Democratise the Boardroom. Bring in Directors from the Outside


Dec 11 , 2021
By Asegid Getachew (  is an assistant professor and research scholar at Andhra University. He can be reached at asewoldeam@gmail.com. )


A divorce between ownership and management characterises corporations. A dispersed group of shareholders with different investment levels and competing interests would find it very difficult to run the day-to-day affairs of the corporation. As a result, they hire a professional group of managers as an agent to take care of business. The presumption here is that since managers are paid to do what they do, they can be considered stewards of the owner’s interest.

However, managers may not fully commit to maximising the owners' value. They may sometimes prioritise their interest against that of the corporation and its shareholders. This self-serving behaviour of managers creates an agency problem. High profile corporate scandals and crises caused by management malpractice can be taken as evidence of the damaging consequence of agency problems. The fraud and embezzlement perpetrated by managers have deprived investors of their capital, forced employees to lose their lifetime pension savings, and contributed to the bankruptcy of several firms.

To minimise the damaging consequence of the problem associated with agency, corporations use boards as a corporate governance mechanism. These have the ultimate responsibility of setting the corporation's strategic direction, supervising, controlling and hiring and firing managers. As a result, they can align managers' interests to that of shareholders. Including independent external directors in the boardroom is one of the several board governance mechanisms that can help resolve the agency problem.

Independent external directors are board members with no financial interest in the corporation, are not part of the executive management group, and are not involved in the corporation's day-to-day affairs. They are needed for independent judgment.
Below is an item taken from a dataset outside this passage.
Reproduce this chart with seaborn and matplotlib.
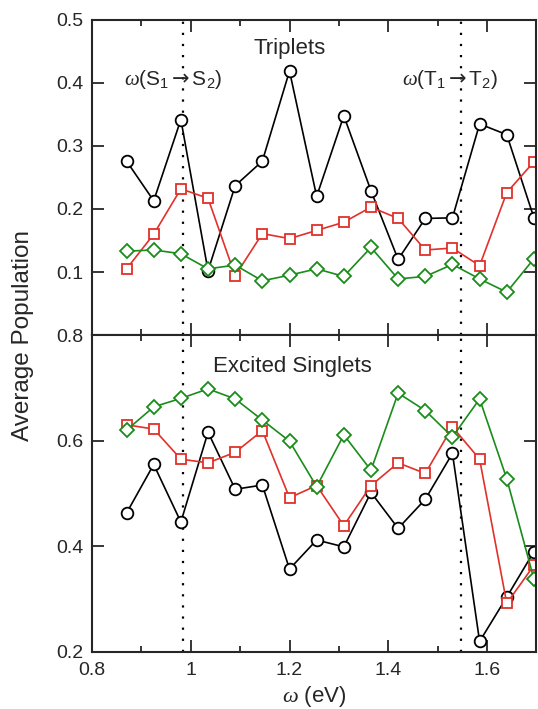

Including independent directors inside the boardroom has several benefits. Primarily, they do not have material interest that affects their independent judgment and thus provide critical scrutiny of the performance of management without fear of recrimination. They are also usually hired for the experience and expertise they bring to the boardroom and may have networks and political ties that might help corporations build a competitive edge.

Independent external directors are excluded in boardrooms of most businesses in Ethiopia. This is partly because of the commercial code that has been in effect for the last six decades, which requires only shareholders to be board members. However, things seem to have changed in the newly amended code. It welcomes the possibility of including non-shareholders to be board members. This paves the way for the independent external directors to join the board rooms of organisations.

Businesses gain a lot by opening their boardrooms to external independent directors. Zoltan Matolcsy, Donald Stokes and Anna Wright in their paper titled, “Do independent directors add value?” provide a compelling reason as to why this is true.

“A board dominated by inside directors would suggest relatively weak governance, as insider-dominated boards would be required to self-monitor. In particular, the monitoring of the CEO by these boards would be relatively weak, because the CEO can influence inside directors’ career paths," they argue. "Boards dominated by outsiders would provide stronger governance, as outside directors depend less on the CEO for their future incomes and have the additional role of monitoring and replacing poorly performing senior management, particularly the CEO.”

Empirical evidence indicates that a high portion of independent external directors inside a boardroom is associated with favourable outcomes. To this effect, corporations in Ethiopia can take the opportunity created by the new code to reconfigure their boardroom composition and welcome more independent external directors.